→ Direction:
From the first line of the listing below to the line with "const aRhoTicks = [5, 10];", print each line exactly, and nothing more. Leave out the pictures.

→ Information shown:
------------------------------

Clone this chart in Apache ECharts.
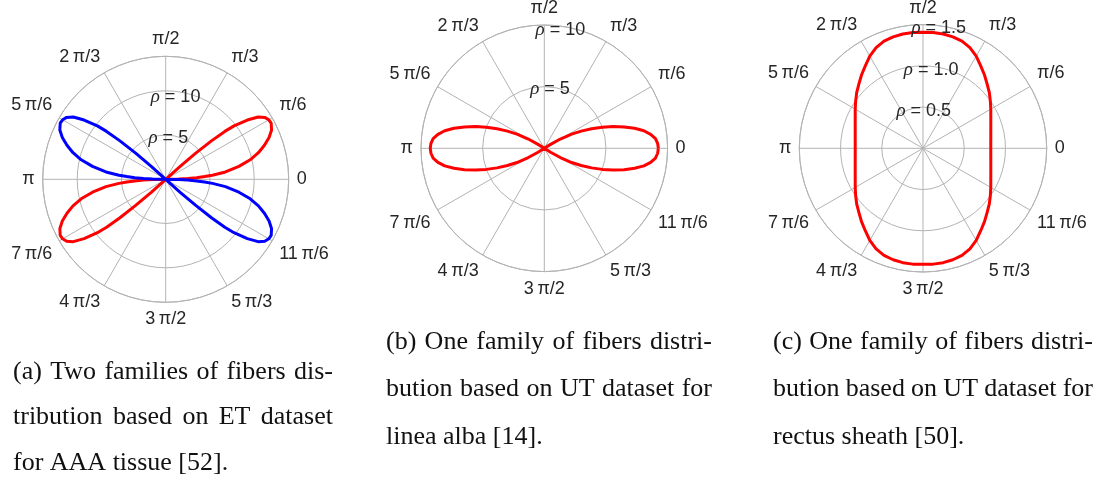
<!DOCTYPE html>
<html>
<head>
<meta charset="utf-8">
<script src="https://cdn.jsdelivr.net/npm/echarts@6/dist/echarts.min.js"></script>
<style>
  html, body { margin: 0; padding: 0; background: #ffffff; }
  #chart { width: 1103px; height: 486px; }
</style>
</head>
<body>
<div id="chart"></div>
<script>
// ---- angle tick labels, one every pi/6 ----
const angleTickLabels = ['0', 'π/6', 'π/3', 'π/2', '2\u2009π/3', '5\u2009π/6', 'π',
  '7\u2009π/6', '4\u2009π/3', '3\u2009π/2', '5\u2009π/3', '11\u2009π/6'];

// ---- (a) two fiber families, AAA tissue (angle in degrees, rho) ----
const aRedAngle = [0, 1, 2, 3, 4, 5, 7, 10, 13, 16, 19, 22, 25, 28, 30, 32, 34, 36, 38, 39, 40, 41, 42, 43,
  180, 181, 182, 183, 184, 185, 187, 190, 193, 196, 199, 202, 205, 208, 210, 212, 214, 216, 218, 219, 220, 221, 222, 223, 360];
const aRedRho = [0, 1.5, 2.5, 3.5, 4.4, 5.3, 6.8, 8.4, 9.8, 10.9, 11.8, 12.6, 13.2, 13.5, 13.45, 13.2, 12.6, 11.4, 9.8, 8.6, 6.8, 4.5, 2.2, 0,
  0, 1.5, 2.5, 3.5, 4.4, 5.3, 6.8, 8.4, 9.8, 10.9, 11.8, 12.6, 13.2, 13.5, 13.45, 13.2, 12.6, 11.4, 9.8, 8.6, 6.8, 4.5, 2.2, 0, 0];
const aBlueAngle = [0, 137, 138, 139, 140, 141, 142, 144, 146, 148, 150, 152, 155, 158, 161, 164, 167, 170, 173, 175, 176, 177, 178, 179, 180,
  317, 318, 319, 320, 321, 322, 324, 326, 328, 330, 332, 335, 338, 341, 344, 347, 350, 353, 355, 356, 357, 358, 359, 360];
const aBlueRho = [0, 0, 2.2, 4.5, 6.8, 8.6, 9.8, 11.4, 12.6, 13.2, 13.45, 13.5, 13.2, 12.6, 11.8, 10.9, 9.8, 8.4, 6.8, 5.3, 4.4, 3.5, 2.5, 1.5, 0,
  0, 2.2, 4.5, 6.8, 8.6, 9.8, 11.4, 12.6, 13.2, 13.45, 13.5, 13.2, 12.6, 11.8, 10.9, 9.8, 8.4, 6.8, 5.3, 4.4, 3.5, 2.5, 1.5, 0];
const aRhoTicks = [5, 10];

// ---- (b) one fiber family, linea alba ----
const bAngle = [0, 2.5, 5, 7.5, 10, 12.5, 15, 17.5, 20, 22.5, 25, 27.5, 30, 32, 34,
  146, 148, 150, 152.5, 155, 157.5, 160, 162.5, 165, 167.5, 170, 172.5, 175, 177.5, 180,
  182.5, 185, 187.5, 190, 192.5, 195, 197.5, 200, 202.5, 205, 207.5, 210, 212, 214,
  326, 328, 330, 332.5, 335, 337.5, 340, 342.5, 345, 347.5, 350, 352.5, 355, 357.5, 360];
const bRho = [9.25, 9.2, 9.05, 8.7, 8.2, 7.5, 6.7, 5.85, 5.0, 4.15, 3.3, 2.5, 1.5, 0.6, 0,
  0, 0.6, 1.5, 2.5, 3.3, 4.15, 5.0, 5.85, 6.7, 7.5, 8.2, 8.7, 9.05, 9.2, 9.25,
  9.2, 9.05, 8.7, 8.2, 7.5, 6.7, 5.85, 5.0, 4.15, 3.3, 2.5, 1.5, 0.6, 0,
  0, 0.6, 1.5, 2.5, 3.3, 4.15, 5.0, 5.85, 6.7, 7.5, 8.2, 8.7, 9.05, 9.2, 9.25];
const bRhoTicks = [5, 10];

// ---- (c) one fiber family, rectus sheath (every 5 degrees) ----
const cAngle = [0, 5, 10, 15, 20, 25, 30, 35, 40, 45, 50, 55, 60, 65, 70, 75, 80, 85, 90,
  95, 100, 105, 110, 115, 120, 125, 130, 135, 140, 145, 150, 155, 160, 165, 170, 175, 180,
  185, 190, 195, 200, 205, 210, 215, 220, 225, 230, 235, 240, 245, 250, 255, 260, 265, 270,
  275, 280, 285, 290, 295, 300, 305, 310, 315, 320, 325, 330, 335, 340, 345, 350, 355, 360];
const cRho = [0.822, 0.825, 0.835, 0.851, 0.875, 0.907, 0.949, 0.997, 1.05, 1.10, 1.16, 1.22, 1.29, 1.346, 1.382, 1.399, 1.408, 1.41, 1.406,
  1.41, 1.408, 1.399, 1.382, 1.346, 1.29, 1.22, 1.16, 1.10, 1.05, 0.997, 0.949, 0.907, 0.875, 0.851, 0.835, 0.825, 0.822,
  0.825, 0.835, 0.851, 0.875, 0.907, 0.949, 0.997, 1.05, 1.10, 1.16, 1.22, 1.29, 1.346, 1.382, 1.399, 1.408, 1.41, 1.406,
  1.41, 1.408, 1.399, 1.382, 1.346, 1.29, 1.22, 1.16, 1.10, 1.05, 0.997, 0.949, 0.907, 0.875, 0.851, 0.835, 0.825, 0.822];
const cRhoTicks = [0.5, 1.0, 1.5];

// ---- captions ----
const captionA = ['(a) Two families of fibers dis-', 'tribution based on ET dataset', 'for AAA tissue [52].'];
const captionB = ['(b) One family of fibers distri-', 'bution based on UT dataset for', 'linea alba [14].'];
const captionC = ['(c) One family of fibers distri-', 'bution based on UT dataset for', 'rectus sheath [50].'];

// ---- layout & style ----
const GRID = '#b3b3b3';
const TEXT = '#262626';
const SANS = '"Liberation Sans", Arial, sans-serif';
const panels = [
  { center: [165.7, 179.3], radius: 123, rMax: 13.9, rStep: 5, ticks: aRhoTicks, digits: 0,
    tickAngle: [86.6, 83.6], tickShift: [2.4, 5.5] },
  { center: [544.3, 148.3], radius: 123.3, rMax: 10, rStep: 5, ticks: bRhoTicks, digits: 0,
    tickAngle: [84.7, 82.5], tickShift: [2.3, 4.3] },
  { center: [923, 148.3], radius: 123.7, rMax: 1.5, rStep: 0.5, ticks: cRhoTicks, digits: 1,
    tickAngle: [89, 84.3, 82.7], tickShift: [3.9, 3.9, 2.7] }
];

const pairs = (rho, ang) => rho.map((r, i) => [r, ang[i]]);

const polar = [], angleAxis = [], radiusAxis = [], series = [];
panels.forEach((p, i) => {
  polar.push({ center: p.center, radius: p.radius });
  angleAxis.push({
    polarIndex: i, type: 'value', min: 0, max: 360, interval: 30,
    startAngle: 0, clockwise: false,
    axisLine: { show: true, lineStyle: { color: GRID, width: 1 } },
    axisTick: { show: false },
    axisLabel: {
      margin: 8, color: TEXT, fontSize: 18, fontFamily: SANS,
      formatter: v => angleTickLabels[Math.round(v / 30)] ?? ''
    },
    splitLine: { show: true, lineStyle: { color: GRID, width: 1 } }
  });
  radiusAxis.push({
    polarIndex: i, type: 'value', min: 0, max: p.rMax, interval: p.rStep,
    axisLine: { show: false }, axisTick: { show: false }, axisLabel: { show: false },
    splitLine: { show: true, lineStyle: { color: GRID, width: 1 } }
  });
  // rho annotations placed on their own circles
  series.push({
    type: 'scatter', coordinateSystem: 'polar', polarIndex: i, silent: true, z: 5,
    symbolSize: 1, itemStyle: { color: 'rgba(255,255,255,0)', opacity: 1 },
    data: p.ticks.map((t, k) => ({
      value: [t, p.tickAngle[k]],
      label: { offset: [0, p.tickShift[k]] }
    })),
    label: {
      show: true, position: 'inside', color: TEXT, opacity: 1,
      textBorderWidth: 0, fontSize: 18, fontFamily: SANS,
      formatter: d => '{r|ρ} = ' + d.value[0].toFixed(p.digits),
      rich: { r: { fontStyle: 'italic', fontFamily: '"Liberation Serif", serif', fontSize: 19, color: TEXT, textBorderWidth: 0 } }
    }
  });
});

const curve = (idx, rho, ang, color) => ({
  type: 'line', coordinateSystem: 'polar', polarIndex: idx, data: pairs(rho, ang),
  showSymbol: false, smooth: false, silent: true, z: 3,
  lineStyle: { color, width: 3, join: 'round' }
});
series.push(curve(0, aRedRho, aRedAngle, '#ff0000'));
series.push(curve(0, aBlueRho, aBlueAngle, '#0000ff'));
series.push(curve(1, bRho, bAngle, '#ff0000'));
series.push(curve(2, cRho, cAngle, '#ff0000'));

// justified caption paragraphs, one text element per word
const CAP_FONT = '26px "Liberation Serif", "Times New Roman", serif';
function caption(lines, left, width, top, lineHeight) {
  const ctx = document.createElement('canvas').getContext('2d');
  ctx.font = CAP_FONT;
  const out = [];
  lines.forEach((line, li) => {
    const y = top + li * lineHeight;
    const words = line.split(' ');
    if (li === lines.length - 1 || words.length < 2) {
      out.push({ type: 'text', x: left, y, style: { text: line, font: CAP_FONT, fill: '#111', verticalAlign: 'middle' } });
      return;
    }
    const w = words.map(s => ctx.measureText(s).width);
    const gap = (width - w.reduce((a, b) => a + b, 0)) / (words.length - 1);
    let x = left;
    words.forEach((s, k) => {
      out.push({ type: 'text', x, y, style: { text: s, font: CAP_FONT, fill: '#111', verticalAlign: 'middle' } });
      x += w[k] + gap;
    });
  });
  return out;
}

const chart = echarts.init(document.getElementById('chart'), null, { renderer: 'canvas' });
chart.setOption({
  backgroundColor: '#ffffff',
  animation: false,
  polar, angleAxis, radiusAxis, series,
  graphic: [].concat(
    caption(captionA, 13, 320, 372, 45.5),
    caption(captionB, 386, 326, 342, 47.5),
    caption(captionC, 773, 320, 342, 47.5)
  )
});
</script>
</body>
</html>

------------------------------

→ Complete output:
Clone this chart in Apache ECharts.
<!DOCTYPE html>
<html>
<head>
<meta charset="utf-8">
<script src="https://cdn.jsdelivr.net/npm/echarts@6/dist/echarts.min.js"></script>
<style>
  html, body { margin: 0; padding: 0; background: #ffffff; }
  #chart { width: 1103px; height: 486px; }
</style>
</head>
<body>
<div id="chart"></div>
<script>
// ---- angle tick labels, one every pi/6 ----
const angleTickLabels = ['0', 'π/6', 'π/3', 'π/2', '2\u2009π/3', '5\u2009π/6', 'π',
  '7\u2009π/6', '4\u2009π/3', '3\u2009π/2', '5\u2009π/3', '11\u2009π/6'];

// ---- (a) two fiber families, AAA tissue (angle in degrees, rho) ----
const aRedAngle = [0, 1, 2, 3, 4, 5, 7, 10, 13, 16, 19, 22, 25, 28, 30, 32, 34, 36, 38, 39, 40, 41, 42, 43,
  180, 181, 182, 183, 184, 185, 187, 190, 193, 196, 199, 202, 205, 208, 210, 212, 214, 216, 218, 219, 220, 221, 222, 223, 360];
const aRedRho = [0, 1.5, 2.5, 3.5, 4.4, 5.3, 6.8, 8.4, 9.8, 10.9, 11.8, 12.6, 13.2, 13.5, 13.45, 13.2, 12.6, 11.4, 9.8, 8.6, 6.8, 4.5, 2.2, 0,
  0, 1.5, 2.5, 3.5, 4.4, 5.3, 6.8, 8.4, 9.8, 10.9, 11.8, 12.6, 13.2, 13.5, 13.45, 13.2, 12.6, 11.4, 9.8, 8.6, 6.8, 4.5, 2.2, 0, 0];
const aBlueAngle = [0, 137, 138, 139, 140, 141, 142, 144, 146, 148, 150, 152, 155, 158, 161, 164, 167, 170, 173, 175, 176, 177, 178, 179, 180,
  317, 318, 319, 320, 321, 322, 324, 326, 328, 330, 332, 335, 338, 341, 344, 347, 350, 353, 355, 356, 357, 358, 359, 360];
const aBlueRho = [0, 0, 2.2, 4.5, 6.8, 8.6, 9.8, 11.4, 12.6, 13.2, 13.45, 13.5, 13.2, 12.6, 11.8, 10.9, 9.8, 8.4, 6.8, 5.3, 4.4, 3.5, 2.5, 1.5, 0,
  0, 2.2, 4.5, 6.8, 8.6, 9.8, 11.4, 12.6, 13.2, 13.45, 13.5, 13.2, 12.6, 11.8, 10.9, 9.8, 8.4, 6.8, 5.3, 4.4, 3.5, 2.5, 1.5, 0];
const aRhoTicks = [5, 10];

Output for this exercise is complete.